Früher konnte man Franzosen und Deutsche an ihren Fahrrädern und der Art und Weise, wie sie diese fuhren, erkennen. Die Deutschen aufrecht und langsam, die Franzosen über die Rennradlenker gebeugt und schnell. Die Franzosen in den neuesten Trikots, mit Handschuhen und aerodynamischen Helmen; die Deutschen in einfacher Sportkleidung. Die Franzosen konzentriert die Strasse oder den Fahrradweg vor Augen, die Deutschen sich laut unterhaltend. Manche mit Helm, die meisten ohne. Das alles im Urlaub in Aquitaine.

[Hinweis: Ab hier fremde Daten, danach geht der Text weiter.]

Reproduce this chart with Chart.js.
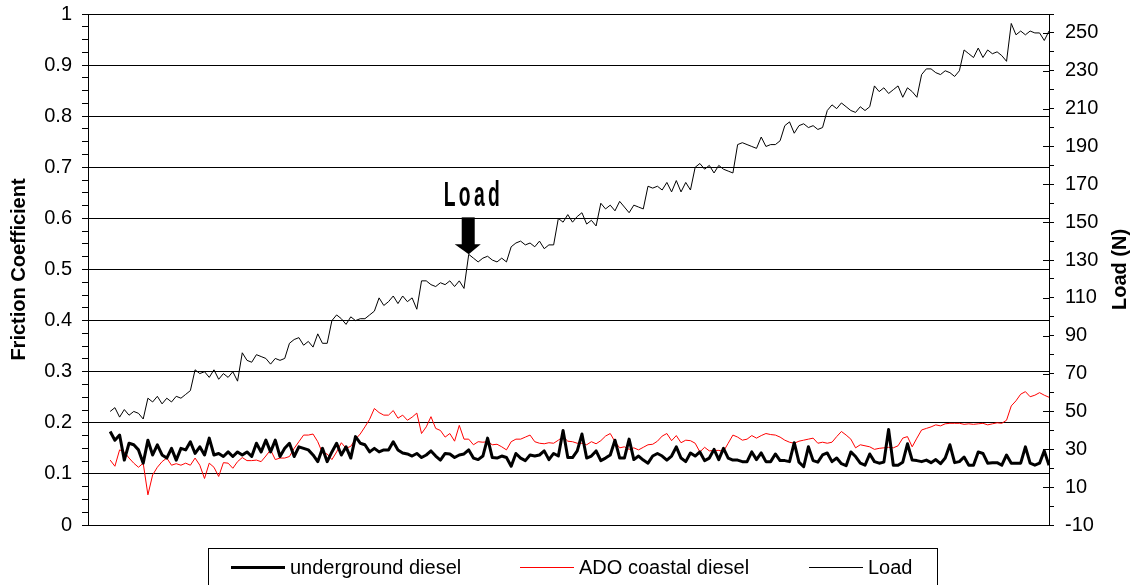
<!DOCTYPE html>
<html>
<head>
<meta charset="utf-8">
<script src="https://cdn.jsdelivr.net/npm/chart.js"></script>
<style>
  html, body { margin: 0; padding: 0; background: #fff; }
  #wrap { width: 1139px; height: 585px; }
</style>
</head>
<body>
<div id="wrap"><canvas id="frictionChart" width="1139" height="585"></canvas></div>
<script>
// Load (N) per sample
const loadN = [
  50, 52, 47, 51, 48, 50, 49, 46,
  57, 55, 58, 54, 57, 55, 58, 57, 59, 61,
  72, 70, 71, 68, 72, 67, 70, 68, 71, 66,
  81, 77, 76, 80, 79, 78, 75, 78, 77, 78,
  86, 88, 89, 85, 87, 84, 91, 86, 86,
  98, 101, 99, 96, 100, 98, 99, 99, 101,
  103, 110, 106, 108, 111, 107, 111, 108, 110, 104,
  119, 119, 117, 116, 118, 117, 119, 116, 119, 115,
  133, 131, 129, 131, 132, 130, 129, 131, 129,
  137, 139, 140, 138, 139, 137, 140, 136, 138,
  138, 152, 150, 154, 150, 153, 155, 149, 151, 148,
  160, 157, 159, 156, 161, 158, 155, 159, 158, 157,
  169, 168, 169, 167, 171, 166, 172, 166, 171,
  167, 179, 181, 178, 180, 176, 180, 178, 177, 176,
  191, 192, 191, 190, 189, 195, 190, 191, 191, 193,
  201, 203, 197, 201, 202, 200, 201, 199, 200,
  209, 212, 210, 213, 211, 209, 208, 211, 209, 211,
  222, 219, 221, 218, 220, 222, 216, 221, 219, 216,
  228, 231, 231, 229, 228, 230, 229, 227, 230,
  241, 239, 237, 242, 237, 241, 239, 240, 238, 235,
  255, 249, 251, 249, 251, 250, 250, 246, 251
];

// friction coefficient, underground diesel
const underground = [
  0.183, 0.166, 0.176, 0.127, 0.160, 0.157, 0.147, 0.121, 0.166, 0.137,
  0.157, 0.137, 0.131, 0.150, 0.127, 0.150, 0.147, 0.163, 0.140, 0.153,
  0.137, 0.170, 0.137, 0.140, 0.134, 0.143, 0.134, 0.143, 0.137, 0.143,
  0.134, 0.160, 0.143, 0.166, 0.143, 0.166, 0.134, 0.150, 0.160, 0.134,
  0.153, 0.150, 0.147, 0.137, 0.124, 0.150, 0.124, 0.143, 0.160, 0.137,
  0.153, 0.131, 0.173, 0.160, 0.157, 0.143, 0.150, 0.143, 0.147, 0.147,
  0.163, 0.147, 0.141, 0.139, 0.135, 0.140, 0.132, 0.137, 0.145, 0.135,
  0.127, 0.140, 0.139, 0.132, 0.137, 0.139, 0.147, 0.131, 0.128, 0.135,
  0.170, 0.132, 0.131, 0.135, 0.132, 0.115, 0.140, 0.131, 0.126, 0.137,
  0.135, 0.137, 0.145, 0.128, 0.140, 0.135, 0.185, 0.132, 0.132, 0.145,
  0.178, 0.131, 0.135, 0.145, 0.126, 0.131, 0.137, 0.166, 0.131, 0.131,
  0.168, 0.128, 0.135, 0.127, 0.121, 0.135, 0.140, 0.135, 0.127, 0.135,
  0.153, 0.131, 0.124, 0.141, 0.135, 0.143, 0.126, 0.131, 0.148, 0.128,
  0.150, 0.131, 0.127, 0.127, 0.124, 0.124, 0.143, 0.128, 0.141, 0.124,
  0.124, 0.139, 0.126, 0.126, 0.124, 0.161, 0.123, 0.114, 0.153, 0.126,
  0.123, 0.137, 0.141, 0.124, 0.131, 0.120, 0.116, 0.143, 0.134, 0.121,
  0.117, 0.139, 0.124, 0.121, 0.123, 0.187, 0.117, 0.117, 0.123, 0.159,
  0.127, 0.126, 0.124, 0.127, 0.122, 0.128, 0.120, 0.131, 0.157, 0.122,
  0.124, 0.133, 0.117, 0.117, 0.143, 0.140, 0.121, 0.122, 0.122, 0.117,
  0.137, 0.121, 0.121, 0.121, 0.153, 0.121, 0.117, 0.121, 0.145, 0.117
];

// friction coefficient, ADO coastal diesel
const adoCoastal = [
  0.127, 0.115, 0.147, 0.143, 0.131, 0.121, 0.113, 0.121, 0.059, 0.098,
  0.113, 0.124, 0.131, 0.117, 0.120, 0.117, 0.121, 0.117, 0.131, 0.117,
  0.091, 0.121, 0.113, 0.095, 0.122, 0.121, 0.111, 0.124, 0.132, 0.126,
  0.126, 0.127, 0.124, 0.135, 0.147, 0.128, 0.131, 0.131, 0.134, 0.150,
  0.163, 0.176, 0.176, 0.178, 0.163, 0.141, 0.139, 0.128, 0.143, 0.161,
  0.150, 0.154, 0.168, 0.178, 0.192, 0.207, 0.228, 0.220, 0.215, 0.215,
  0.224, 0.209, 0.215, 0.205, 0.211, 0.219, 0.179, 0.192, 0.212, 0.189,
  0.185, 0.172, 0.179, 0.164, 0.195, 0.168, 0.168, 0.157, 0.163, 0.162,
  0.163, 0.157, 0.158, 0.153, 0.147, 0.163, 0.168, 0.168, 0.172, 0.176,
  0.163, 0.160, 0.159, 0.161, 0.160, 0.166, 0.173, 0.164, 0.163, 0.160,
  0.160, 0.157, 0.163, 0.159, 0.165, 0.174, 0.179, 0.163, 0.151, 0.153,
  0.148, 0.151, 0.147, 0.152, 0.157, 0.158, 0.164, 0.174, 0.179, 0.165,
  0.175, 0.161, 0.166, 0.165, 0.160, 0.143, 0.152, 0.145, 0.146, 0.146,
  0.144, 0.160, 0.176, 0.172, 0.166, 0.168, 0.175, 0.170, 0.175, 0.179,
  0.177, 0.176, 0.172, 0.166, 0.162, 0.160, 0.164, 0.166, 0.168, 0.170,
  0.160, 0.162, 0.160, 0.162, 0.173, 0.183, 0.176, 0.168, 0.151, 0.157,
  0.155, 0.153, 0.148, 0.150, 0.151, 0.152, 0.151, 0.155, 0.170, 0.173,
  0.153, 0.170, 0.186, 0.189, 0.192, 0.196, 0.194, 0.198, 0.199, 0.199,
  0.199, 0.197, 0.198, 0.197, 0.198, 0.199, 0.196, 0.198, 0.200, 0.199,
  0.205, 0.233, 0.243, 0.256, 0.261, 0.251, 0.254, 0.259, 0.254, 0.250
];

const frictionTicks = [0, 0.1, 0.2, 0.3, 0.4, 0.5, 0.6, 0.7, 0.8, 0.9, 1];
const loadTicks = [-10, 10, 30, 50, 70, 90, 110, 130, 150, 170, 190, 210, 230, 250];

// "Load" arrow points at this sample of the load curve
const loadMarkIdx = 76;
const loadMarkText = 'Load';

const FONT = '"Liberation Sans", Arial, sans-serif';
const toXY = vals => vals.map((v, i) => ({ x: i, y: v }));
const isMajor = (v, list) => list.some(t => Math.abs(t - v) < 1e-6);
// keep the plot box where the reference has it
const fixBox = w => s => { s.width = w; s.paddingTop = 0; s.paddingBottom = 0; };

const extras = {
  id: 'extras',
  afterDraw(chart) {
    const { ctx, scales, chartArea: area } = chart;
    const yR = scales.y2, xS = scales.x;
    ctx.save();
    ctx.strokeStyle = '#000';
    ctx.lineWidth = 1;

    // inward major ticks on the load axis
    loadTicks.forEach(v => {
      const py = Math.round(yR.getPixelForValue(v)) + 0.5;
      ctx.beginPath();
      ctx.moveTo(area.right - 6, py);
      ctx.lineTo(area.right, py);
      ctx.stroke();
    });

    // right axis title, reads bottom to top
    ctx.save();
    ctx.font = 'bold 20px ' + FONT;
    ctx.fillStyle = '#000';
    ctx.textAlign = 'center';
    ctx.textBaseline = 'middle';
    ctx.translate(1120, (area.top + area.bottom) / 2);
    ctx.rotate(-Math.PI / 2);
    ctx.fillText('Load (N)', 0, 0);
    ctx.restore();

    // "Load" arrow annotation
    const tx = xS.getPixelForValue(loadMarkIdx);
    const ty = yR.getPixelForValue(loadN[loadMarkIdx]);
    ctx.fillStyle = '#000';
    ctx.fillRect(tx - 7, ty - 37, 13, 28);
    ctx.beginPath();
    ctx.moveTo(tx - 14, ty - 10);
    ctx.lineTo(tx + 12, ty - 10);
    ctx.lineTo(tx, ty);
    ctx.closePath();
    ctx.fill();
    ctx.save();
    ctx.font = 'bold 35px "Liberation Sans Narrow", ' + FONT;
    ctx.letterSpacing = '6px';
    const w = ctx.measureText(loadMarkText).width - 6;
    ctx.translate(tx + 3 - 28, ty - 48);
    ctx.scale(56 / w, 1);
    ctx.textAlign = 'left';
    ctx.textBaseline = 'alphabetic';
    ctx.fillText(loadMarkText, 0, 0);
    ctx.restore();

    // legend box
    ctx.strokeStyle = '#000';
    ctx.lineWidth = 1;
    ctx.strokeRect(208.5, 548.5, 729, 60);
    const slots = [231, 520, 809];
    ctx.font = '20px ' + FONT;
    ctx.textAlign = 'left';
    ctx.textBaseline = 'middle';
    chart.data.datasets.forEach((ds, k) => {
      const x0 = slots[k];
      ctx.strokeStyle = ds.borderColor;
      ctx.lineWidth = ds.borderWidth;
      ctx.beginPath();
      ctx.moveTo(x0, 567.5);
      ctx.lineTo(x0 + 54, 567.5);
      ctx.stroke();
      ctx.fillStyle = '#000';
      ctx.fillText(ds.label, x0 + 59, 568);
    });
    ctx.restore();
  }
};

const frictionCtx = document.getElementById('frictionChart').getContext('2d');
const frictionChart = new Chart(frictionCtx, {
  type: 'line',
  data: {
    datasets: [
      { label: 'underground diesel', data: toXY(underground), yAxisID: 'y',
        borderColor: '#000000', borderWidth: 3, borderJoinStyle: 'round' },
      { label: 'ADO coastal diesel', data: toXY(adoCoastal), yAxisID: 'y',
        borderColor: '#ff0000', borderWidth: 1 },
      { label: 'Load', data: toXY(loadN), yAxisID: 'y2',
        borderColor: '#000000', borderWidth: 1 }
    ]
  },
  options: {
    responsive: false,
    animation: false,
    devicePixelRatio: 1,
    layout: { padding: { top: 14, bottom: 60, left: 0, right: 0 } },
    elements: { point: { radius: 0 }, line: { tension: 0 } },
    plugins: { legend: { display: false }, tooltip: { enabled: false } },
    scales: {
      x: { type: 'linear', display: false, min: -4.7, max: 199 },
      y: {
        position: 'left', min: 0, max: 1,
        afterFit: fixBox(88),
        ticks: {
          stepSize: 0.025, autoSkip: false, padding: 10, color: '#000',
          font: { family: FONT, size: 20 },
          callback: v => isMajor(v, frictionTicks) ? String(Math.round(v * 10) / 10) : ''
        },
        grid: {
          tickLength: 6, lineWidth: 1, tickColor: '#000',
          color: c => isMajor(c.tick.value, frictionTicks) ? '#000' : 'rgba(0,0,0,0)'
        },
        border: { display: true, color: '#000', width: 1 },
        title: {
          display: true, text: 'Friction Coefficient', color: '#000',
          font: { family: FONT, size: 20, weight: 'bold' },
          padding: { top: 7, bottom: 0 }
        }
      },
      y2: {
        position: 'right', min: -10, max: 260,
        afterFit: fixBox(90),
        ticks: {
          stepSize: 10, autoSkip: false, padding: 11, color: '#000',
          font: { family: FONT, size: 20 },
          callback: v => isMajor(v, loadTicks) ? String(v) : ''
        },
        grid: { drawOnChartArea: false, tickLength: 5, tickColor: '#000', lineWidth: 1 },
        border: { display: true, color: '#000', width: 1 }
      }
    }
  },
  plugins: [extras]
});
</script>
</body>
</html>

Die Tour de France hat vieles verwischt. Früher habe ich Radsport und Tour de France den Franzosen und Belgiern zugeordnet, heute kann auch ein Deutscher, sogar ein Däne die Trophäe nach Hause bringen. Auf Fahrrädern sind sie kaum mehr zu unterscheiden.
In der Gegend, in der ich wohne, also im Médoc, sind im Sommer alle Fahrradwege befahren, von Deutschen, Franzosen und manchmal auch von Belgiern und Holländern. Unterscheiden lassen sie sich fast nur noch an ihrer Sprache. Sie radeln auf dünnen Reifen, dicken Reifen, oder normal grossen Reifen. Sie radeln aufrecht oder gebeugt.
Wenn die Wälder wegen Feuergefahr geschlossen sind, gehe ich mit meinem Hund an den Fahrradwegen entlang und mache meine Studien. Ich stelle fest, dass es neben allem Verwischen doch noch Unterschiede gibt.

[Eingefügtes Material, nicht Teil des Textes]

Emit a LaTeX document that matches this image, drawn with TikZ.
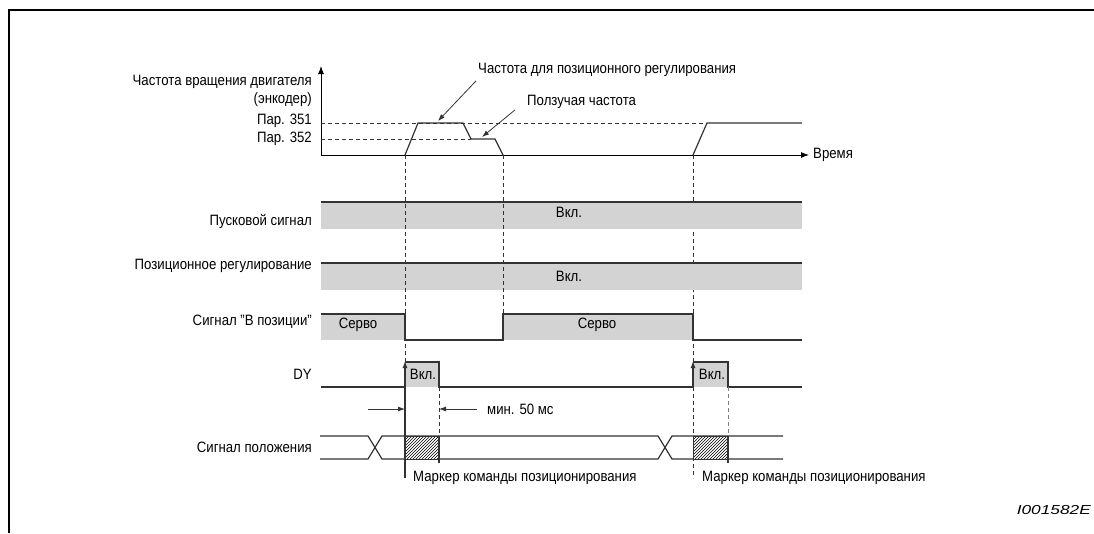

Neben mir rasen Männer und Frauen, auch während der Ferien, auf Rennrädern die Fahrradwege entlang, das sind meistens Franzosen. Aber ich weiss es nicht ganz genau, denn sie sprechen nicht. Sie sind über ihre Lenker gebeugt und nehmen das Fahrradfahren zum Anlass ihrer Aktivität, nicht zur Unterhaltung. Sie bewegen sich von A nach B, nicht um die Gegend zu erkunden, sondern um Radsport auszuüben. Immer noch mit einem Hauch von Tour de France. Das hat wohl Tradition.

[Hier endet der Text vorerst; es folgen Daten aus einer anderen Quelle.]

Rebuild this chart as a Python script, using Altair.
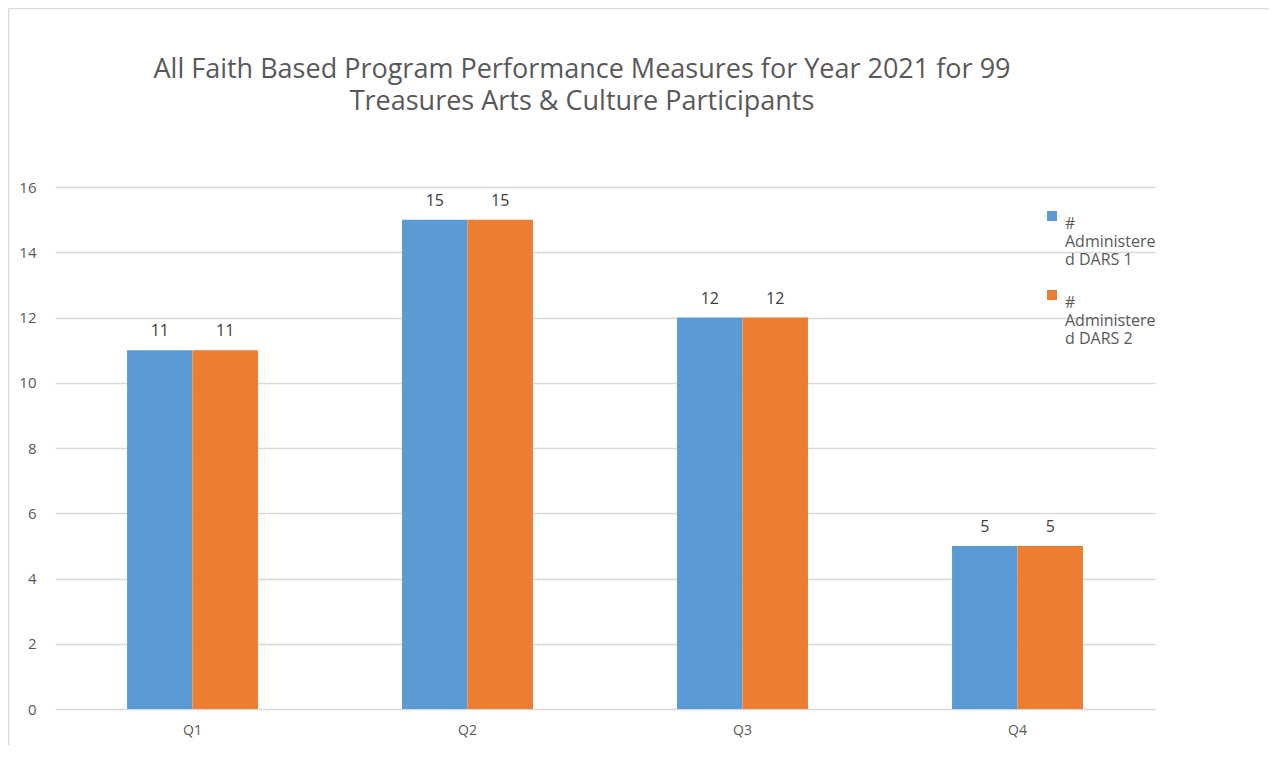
import altair as alt
import pandas as pd

quarters = ["Q1", "Q2", "Q3", "Q4"]
series_names = ["# Administered DARS 1", "# Administered DARS 2"]
dars1 = [11, 15, 12, 5]
dars2 = [11, 15, 12, 5]
colors = ["#5B9BD5", "#ED7D31"]
title_lines = [
    "All Faith Based Program Performance  Measures for Year 2021 for 99",
    "Treasures Arts & Culture Participants",
]
y_ticks = [0, 2, 4, 6, 8, 10, 12, 14, 16]

rows = []
for q, a, b in zip(quarters, dars1, dars2):
    rows.append({"quarter": q, "series": series_names[0], "value": a})
    rows.append({"quarter": q, "series": series_names[1], "value": b})
df = pd.DataFrame(rows)

FONT = "Open Sans"

x_enc = alt.X(
    "quarter:N",
    sort=quarters,
    scale=alt.Scale(paddingInner=0.524, paddingOuter=0.262),
    axis=alt.Axis(
        title=None, labelAngle=0, domain=False, ticks=False, labelPadding=14,
        labelFont=FONT, labelFontSize=14, labelColor="#595959",
    ),
)
y_enc = alt.Y(
    "value:Q",
    scale=alt.Scale(domain=[0, 16], nice=False),
    axis=alt.Axis(
        title=None, values=y_ticks, domain=False, ticks=False, labelPadding=19,
        grid=True, gridColor="#D9D9D9", gridWidth=1.3,
        labelFont=FONT, labelFontSize=15, labelColor="#595959",
    ),
)
xoff = alt.XOffset("series:N", sort=series_names,
                   scale=alt.Scale(paddingInner=0, paddingOuter=0))

base = alt.Chart(df)

bars = base.mark_bar().encode(
    x=x_enc,
    xOffset=xoff,
    y=y_enc,
    color=alt.Color(
        "series:N",
        scale=alt.Scale(domain=series_names, range=colors),
        legend=alt.Legend(
            title=None, orient="none", legendX=989, legendY=21,
            symbolType="square", symbolSize=100, symbolStrokeWidth=0,
            labelExpr="[slice(datum.label,0,1), slice(datum.label,2,13), slice(datum.label,13)]",
            labelBaseline="top", labelFont=FONT, labelFontSize=16,
            labelColor="#595959", labelOffset=5, labelLimit=300,
            rowPadding=19, padding=0,
        ),
    ),
)

labels = base.mark_text(
    dy=-14, baseline="alphabetic", font=FONT, fontSize=16, color="#404040"
).encode(
    x=x_enc,
    xOffset=xoff,
    y=alt.Y("value:Q"),
    text=alt.Text("value:Q"),
)

frame_df = pd.DataFrame({"k": [0]})
border_left = alt.Chart(frame_df).mark_rule(color="#D9D9D9", strokeWidth=1.5).encode(
    x=alt.value(-46.5), y=alt.value(-178.5), y2=alt.value(560)
)
border_top = alt.Chart(frame_df).mark_rule(color="#D9D9D9", strokeWidth=1.5).encode(
    x=alt.value(-46.5), x2=alt.value(1240), y=alt.value(-178.5)
)

chart = alt.layer(border_left, border_top, bars, labels).properties(
    width=1100,
    height=522,
    autosize="none",
    padding={"left": 47, "top": 179, "right": 114, "bottom": 36},
    title=alt.TitleParams(
        text=title_lines, font=FONT, fontSize=27, fontWeight="normal",
        color="#595959", anchor="middle", frame="group", dx=-23,
        offset=-135, baseline="bottom", lineHeight=32,
    ),
).configure_view(stroke=None)

chart.save("out.html", embed_options={"renderer": "svg", "actions": False})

Wenn ich Männer und Frauen auf einfachen Fahrrädern über die Fahrradwege radeln sehe, laut gestikulierend, Anweisungen gebend „Pass auf!“ oder sich unterhaltend: „Hast Du gesehen, wie unvorsichtig Ute den Gaskocher abstellt. So dicht am Baum.“ Dann sind das, na klar, die deutschen Urlauber.
Sie lassen ihre Kinder auf Kinderrädern, sogar auf Laufrädern hinter sich herfahren. Das Kind auf dem Laufrad laufen lassen neben den rasenden Rennrädern, das trauen nur die Deutschen ihren Kindern zu. Sie lernen früh, dass das Leben kein Ponyhof ist. Diese Situation ist jedoch selten. Eine französische Familie mit Kind auf einem Laufrad habe ich noch nie beobachten können.
An Kreuzungen sind die Deutschen, wie sonst meistens auch, gehorsam, steigen ab, lassen den Vater die Lage inspizieren und fahren dann, während Vater oder Mutter den Verkehr stoppt, im Gänsemarsch über die Strasse. „Beeil dich!“
Es scheint mir, als hätten viele Franzosen eine andere Beziehung zu ihren Fahrrädern. Sie sind zwar sportliche Objekte, müssen aber dennoch einen gewissen Chic haben. Ich sehe sie selten auf alten klapprigen, ausgedienten Drahteseln. Und wenn, dann auch schon mal eine filterlose Zigarette rauchen. Klischee wird Realität. Während vielen Deutschen – zumindest im Urlaub – das Design und die Farbe ihres Rades egal sind. Es muss funktionieren und Punkt.

Die Trennung nach französischen Radlern und deutschen ist jedoch wie gesagt nicht mehr so klar. Es ist durcheinander geraten. Ich höre auch Franzosen, die als Gruppe auf gemieteten Fahrrädern durch die Gegend radeln und sich dabei laut unterhalten und Deutsche, die im Urlaub Radsport betreiben.

Und dann die E-Biker! Da sind beide Nationen manches mal so schnell, dass selbst die Deutschen sich während der Fahrt nicht über Ute beklagen können, und die Franzosen sich nicht mehr gegen den Wind beugen müssen. Beide Nationen kommen hinter mir angeflogen, husch, und ich muss mit meinem Hund schnell an die Seite springen. Die Unterschiede beim Fahrradfahren verwehen. Wie schade.